I pondered this question during Misaki’s mini-speech to Usui on the rooftop of the school in the first episode of Kaichou wa Maid-sama. Here’s how it goes:
You were always running ahead of me with ease, even though I’m frantically running with all my breath. And then run facing backwards while calling out to me. I really hate losing, and it was so vexing losing to you that it pisses me off. But this time you were running forward and helped me out. Just you wait. I’ll definitely overtake you and it’ll be my turn to worry about you.
She’s in second place apparently. In fact, she relegates herself to the lower position when nothing in the first episode at all suggested that Usui was superior to her other than looking indifferently cool (probably because he avoids wearing the nasty combination of a lime-green blazer and yellow pants/skirt). But why? First, a little context.
Misaki’s a bright young girl, but she’s also hard-working and assertive. Despite already getting good grades and taking on the thankless role of student council president, she has to work part-time to help her family cope with a dire financial situation (a situation created absentee father; I bet he’ll return in a later episode for some tearful drama). There’s only one slight problem: she works at a maid cafe.
What’s wrong with a maid cafe? Well, Misaki is a little more than just assertive when she’s at school. She can be downright abrasive to her male classmates. Of course, they are often breaking the rules, harassing others, being slobs, etc. so sometimes a girl just has to raise her voice to get the job done. The maid dilemma becomes clear should her classmates ever find out that Misaki dresses up as a French maid and addresses her customers (presumably mostly male) as goshujin-sama. Her authority as student council president would obviously be in jeopardy. When Usui inevitably discovers her secret, Misaki frets over her reputation.
Yeah, I don’t blame you if you thought Kare Kano. In this anime, Yukino is a really smart and bright girl. Unfortunately, “she is knocked from her position at the top of the class by Soichiro Arima, a handsome young man” (Wikipedia). The coincidences don’t end here either; Yukino is apparently a slob at home despite her near-perfection image at school. Lo and behold, who should discover Yukino’s secret? Her male rival of course, threatening to destroy her precious and carefully crafted reputation.
Or maybe it reminded you of a lesser known comedy anime called S * A: Special A. It’s about a young girl Hikari who suffers her first defeat to Kei so she spends the rest of her young life striving to beat him in anything.

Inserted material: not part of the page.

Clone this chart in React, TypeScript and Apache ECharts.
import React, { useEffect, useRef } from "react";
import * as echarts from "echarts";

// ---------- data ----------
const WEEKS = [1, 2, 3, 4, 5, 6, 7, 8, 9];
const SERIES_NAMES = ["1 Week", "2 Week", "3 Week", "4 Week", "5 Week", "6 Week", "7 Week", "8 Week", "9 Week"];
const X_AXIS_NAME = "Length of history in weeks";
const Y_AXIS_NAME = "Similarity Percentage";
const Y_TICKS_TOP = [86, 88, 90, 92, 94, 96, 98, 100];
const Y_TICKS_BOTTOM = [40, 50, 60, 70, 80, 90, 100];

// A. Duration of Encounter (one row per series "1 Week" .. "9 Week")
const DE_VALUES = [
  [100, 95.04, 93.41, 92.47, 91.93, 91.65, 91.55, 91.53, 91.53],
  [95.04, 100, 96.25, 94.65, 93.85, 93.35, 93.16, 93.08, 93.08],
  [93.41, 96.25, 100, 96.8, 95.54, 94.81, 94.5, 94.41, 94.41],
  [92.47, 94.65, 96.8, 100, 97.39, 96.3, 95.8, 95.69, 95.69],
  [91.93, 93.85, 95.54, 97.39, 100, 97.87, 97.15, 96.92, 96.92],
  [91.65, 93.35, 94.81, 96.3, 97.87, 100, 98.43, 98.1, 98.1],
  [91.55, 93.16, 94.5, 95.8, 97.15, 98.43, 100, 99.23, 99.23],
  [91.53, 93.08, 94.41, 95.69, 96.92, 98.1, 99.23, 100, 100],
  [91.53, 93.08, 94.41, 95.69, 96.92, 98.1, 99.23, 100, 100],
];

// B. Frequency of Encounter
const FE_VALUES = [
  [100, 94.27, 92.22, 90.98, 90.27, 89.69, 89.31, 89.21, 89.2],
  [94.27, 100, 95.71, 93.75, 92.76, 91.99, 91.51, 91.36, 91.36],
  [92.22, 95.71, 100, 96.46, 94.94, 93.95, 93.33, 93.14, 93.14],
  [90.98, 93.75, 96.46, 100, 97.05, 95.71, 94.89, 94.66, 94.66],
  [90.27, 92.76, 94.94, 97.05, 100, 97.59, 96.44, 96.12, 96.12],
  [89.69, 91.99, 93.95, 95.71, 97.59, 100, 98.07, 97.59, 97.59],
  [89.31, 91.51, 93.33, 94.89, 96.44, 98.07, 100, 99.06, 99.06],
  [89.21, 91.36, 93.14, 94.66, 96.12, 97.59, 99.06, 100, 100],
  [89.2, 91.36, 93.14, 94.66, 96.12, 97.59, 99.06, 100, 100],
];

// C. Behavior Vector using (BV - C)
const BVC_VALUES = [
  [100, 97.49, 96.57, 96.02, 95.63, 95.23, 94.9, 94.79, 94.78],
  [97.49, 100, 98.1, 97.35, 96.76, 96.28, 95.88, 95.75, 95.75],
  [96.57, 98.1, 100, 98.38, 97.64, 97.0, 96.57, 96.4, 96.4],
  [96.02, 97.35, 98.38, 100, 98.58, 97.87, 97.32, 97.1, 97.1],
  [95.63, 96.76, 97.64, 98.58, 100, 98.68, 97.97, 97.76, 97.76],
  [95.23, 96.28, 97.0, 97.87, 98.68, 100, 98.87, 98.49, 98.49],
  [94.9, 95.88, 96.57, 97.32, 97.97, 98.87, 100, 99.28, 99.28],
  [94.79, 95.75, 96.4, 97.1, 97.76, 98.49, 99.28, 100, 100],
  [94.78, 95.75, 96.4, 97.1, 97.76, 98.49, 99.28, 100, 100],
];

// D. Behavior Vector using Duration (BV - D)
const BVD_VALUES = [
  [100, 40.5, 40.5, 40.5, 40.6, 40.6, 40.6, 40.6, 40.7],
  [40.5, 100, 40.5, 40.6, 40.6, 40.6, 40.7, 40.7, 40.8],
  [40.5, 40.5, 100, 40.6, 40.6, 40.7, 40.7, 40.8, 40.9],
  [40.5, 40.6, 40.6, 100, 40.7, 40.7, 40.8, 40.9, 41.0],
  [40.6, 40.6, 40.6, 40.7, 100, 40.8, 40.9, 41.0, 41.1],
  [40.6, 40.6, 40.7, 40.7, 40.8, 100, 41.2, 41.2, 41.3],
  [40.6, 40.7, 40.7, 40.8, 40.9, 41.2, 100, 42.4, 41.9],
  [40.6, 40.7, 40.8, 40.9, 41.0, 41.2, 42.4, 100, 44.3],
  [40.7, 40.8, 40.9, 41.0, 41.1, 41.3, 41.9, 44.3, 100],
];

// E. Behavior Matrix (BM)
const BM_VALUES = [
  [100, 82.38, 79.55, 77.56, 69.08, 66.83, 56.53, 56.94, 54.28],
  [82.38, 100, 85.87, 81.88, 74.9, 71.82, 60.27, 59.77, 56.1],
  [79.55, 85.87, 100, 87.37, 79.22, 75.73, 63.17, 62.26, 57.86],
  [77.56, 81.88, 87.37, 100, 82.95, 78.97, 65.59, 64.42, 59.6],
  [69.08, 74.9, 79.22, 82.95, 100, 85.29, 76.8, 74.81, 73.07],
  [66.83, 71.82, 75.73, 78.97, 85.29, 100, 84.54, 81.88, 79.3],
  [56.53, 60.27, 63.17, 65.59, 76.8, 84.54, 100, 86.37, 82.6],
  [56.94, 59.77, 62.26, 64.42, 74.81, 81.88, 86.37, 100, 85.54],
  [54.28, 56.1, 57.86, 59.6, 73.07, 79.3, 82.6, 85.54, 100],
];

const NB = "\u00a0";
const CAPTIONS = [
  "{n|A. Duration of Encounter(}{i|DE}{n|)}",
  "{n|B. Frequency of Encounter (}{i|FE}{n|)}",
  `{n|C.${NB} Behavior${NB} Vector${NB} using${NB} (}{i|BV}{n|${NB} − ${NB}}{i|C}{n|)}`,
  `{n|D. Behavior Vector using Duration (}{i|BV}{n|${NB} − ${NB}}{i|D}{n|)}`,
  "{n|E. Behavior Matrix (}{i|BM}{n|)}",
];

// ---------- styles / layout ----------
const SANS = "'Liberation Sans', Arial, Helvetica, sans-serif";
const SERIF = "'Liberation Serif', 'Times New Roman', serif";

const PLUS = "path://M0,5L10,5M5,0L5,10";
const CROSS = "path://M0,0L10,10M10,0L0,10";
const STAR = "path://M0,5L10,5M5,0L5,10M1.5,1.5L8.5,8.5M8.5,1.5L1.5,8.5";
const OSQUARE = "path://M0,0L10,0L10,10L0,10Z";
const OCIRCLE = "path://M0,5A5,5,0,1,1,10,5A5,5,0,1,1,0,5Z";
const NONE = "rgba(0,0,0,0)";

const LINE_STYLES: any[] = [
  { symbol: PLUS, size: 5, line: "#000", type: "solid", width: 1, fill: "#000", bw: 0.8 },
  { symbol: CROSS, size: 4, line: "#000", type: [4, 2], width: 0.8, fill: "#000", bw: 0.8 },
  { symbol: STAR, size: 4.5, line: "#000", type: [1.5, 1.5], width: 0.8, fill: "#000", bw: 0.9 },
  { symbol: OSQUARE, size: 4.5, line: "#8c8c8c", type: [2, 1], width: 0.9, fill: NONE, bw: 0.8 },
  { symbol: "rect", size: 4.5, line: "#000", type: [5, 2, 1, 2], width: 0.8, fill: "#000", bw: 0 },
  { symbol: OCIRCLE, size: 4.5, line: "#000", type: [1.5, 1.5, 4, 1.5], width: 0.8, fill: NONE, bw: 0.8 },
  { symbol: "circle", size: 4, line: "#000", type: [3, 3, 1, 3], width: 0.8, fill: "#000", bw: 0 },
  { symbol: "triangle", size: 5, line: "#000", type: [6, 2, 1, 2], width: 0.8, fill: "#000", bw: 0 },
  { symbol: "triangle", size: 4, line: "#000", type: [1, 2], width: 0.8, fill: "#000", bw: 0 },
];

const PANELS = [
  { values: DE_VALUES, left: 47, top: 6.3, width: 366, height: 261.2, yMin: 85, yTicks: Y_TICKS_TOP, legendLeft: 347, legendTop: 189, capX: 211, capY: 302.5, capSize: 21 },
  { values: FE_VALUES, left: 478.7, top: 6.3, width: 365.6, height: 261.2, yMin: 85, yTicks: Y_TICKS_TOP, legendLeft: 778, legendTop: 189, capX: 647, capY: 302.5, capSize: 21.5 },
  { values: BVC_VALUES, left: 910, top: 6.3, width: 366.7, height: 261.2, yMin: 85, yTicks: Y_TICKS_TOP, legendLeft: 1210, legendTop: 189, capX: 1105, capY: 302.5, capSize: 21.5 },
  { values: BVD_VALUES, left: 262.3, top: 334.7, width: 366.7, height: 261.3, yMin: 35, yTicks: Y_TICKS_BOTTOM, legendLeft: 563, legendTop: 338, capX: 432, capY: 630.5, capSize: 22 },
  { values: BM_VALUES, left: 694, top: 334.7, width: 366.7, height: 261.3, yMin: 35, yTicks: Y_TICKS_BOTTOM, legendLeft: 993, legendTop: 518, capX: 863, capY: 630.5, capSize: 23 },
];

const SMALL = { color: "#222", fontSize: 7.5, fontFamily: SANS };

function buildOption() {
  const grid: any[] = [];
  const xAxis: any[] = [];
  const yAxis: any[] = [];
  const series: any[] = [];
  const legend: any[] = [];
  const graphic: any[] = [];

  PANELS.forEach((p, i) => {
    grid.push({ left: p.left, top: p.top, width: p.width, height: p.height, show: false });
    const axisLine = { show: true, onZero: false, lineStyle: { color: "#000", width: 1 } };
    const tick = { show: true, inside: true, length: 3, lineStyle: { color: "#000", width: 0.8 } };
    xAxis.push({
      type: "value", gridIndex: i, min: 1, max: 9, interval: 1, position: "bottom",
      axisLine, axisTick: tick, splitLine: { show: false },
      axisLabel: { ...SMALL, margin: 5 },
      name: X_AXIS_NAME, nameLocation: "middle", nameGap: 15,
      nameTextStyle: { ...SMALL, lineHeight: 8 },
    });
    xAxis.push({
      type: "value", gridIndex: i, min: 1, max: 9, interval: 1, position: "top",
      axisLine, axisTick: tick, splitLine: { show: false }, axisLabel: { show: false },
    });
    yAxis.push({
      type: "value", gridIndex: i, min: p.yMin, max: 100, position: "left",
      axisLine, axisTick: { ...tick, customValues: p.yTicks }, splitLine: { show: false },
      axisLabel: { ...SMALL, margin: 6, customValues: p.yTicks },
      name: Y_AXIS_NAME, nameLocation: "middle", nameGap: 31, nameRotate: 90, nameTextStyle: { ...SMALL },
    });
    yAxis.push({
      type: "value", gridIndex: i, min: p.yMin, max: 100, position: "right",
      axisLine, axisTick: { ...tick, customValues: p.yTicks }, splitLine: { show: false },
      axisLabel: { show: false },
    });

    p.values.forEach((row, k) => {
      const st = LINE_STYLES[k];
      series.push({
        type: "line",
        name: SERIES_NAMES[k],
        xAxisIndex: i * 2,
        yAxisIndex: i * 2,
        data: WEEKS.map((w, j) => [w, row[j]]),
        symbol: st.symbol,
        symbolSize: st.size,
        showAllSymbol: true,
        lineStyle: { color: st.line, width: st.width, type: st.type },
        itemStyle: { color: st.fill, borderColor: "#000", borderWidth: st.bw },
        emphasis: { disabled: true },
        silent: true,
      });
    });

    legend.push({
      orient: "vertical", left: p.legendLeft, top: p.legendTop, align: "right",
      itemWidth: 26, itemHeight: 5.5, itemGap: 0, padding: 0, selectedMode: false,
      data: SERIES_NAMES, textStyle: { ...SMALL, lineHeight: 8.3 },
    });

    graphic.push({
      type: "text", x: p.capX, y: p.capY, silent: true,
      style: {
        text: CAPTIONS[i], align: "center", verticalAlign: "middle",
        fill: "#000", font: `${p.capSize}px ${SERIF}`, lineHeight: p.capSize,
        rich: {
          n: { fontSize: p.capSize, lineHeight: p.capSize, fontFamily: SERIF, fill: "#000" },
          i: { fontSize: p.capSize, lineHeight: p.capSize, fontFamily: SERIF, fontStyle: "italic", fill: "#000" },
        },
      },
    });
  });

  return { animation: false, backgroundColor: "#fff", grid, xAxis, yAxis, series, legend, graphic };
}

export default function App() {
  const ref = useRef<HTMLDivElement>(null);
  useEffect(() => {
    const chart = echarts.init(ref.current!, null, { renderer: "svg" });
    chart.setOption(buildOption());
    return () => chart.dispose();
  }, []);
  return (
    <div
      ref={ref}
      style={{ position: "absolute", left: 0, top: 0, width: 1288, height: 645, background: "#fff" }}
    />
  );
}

That’s no hyperbole; the first episode features a ridiculous high jump competition.
All three stories mentioned were written by female mangaka. I just find this odd. Now I’m not saying that all three stories are the same. Special A is quite different from Kare Kano, and Maid-sama! will likely differ from the other two as well. The issue I take is how similar their premises (strong girl meets stronger boy, they compete, they fall in love, and thus competition no longer matters?) are. Of course, authors shouldn’t make their main characters Mary Sues, i.e. she’s perfect at everything and better than everyone. After all, people want a character arc or there wouldn’t be any drama to make the story worth following. But why should there always be a superior male rival? It strikes me as a self-imposed glass ceiling. At the very least, especially in Misaki’s case, it’s a bit of a self-defeating realization that the modern woman can do it all (good grades, Student Council, and a part-time job), but she’ll always be stuck in second place. (Un)Luckily, that boy is there to catch her, inferring that perhaps she can’t catch him in any other way but romantically.
You’ll probably say that I’m overreacting. Maybe. Maybe Misaki will overcome Usui later on, but so what? Whoever said that was the end game? Maybe there’s nothing more to the juxtaposition of a woman in power (a president!) and a subservient maid (with a master, no less) within the same character. Or maybe it says that deep down, no matter how liberated the 21st century woman can be, there’s a maid — a servant — in each and every one of them. The title itself (Maid-sama!) is an oxymoron, a contradiction of concepts. Or rather, is this the internal conflict — a fine line one must tread — existing within every modern woman if she wants to be considered successful?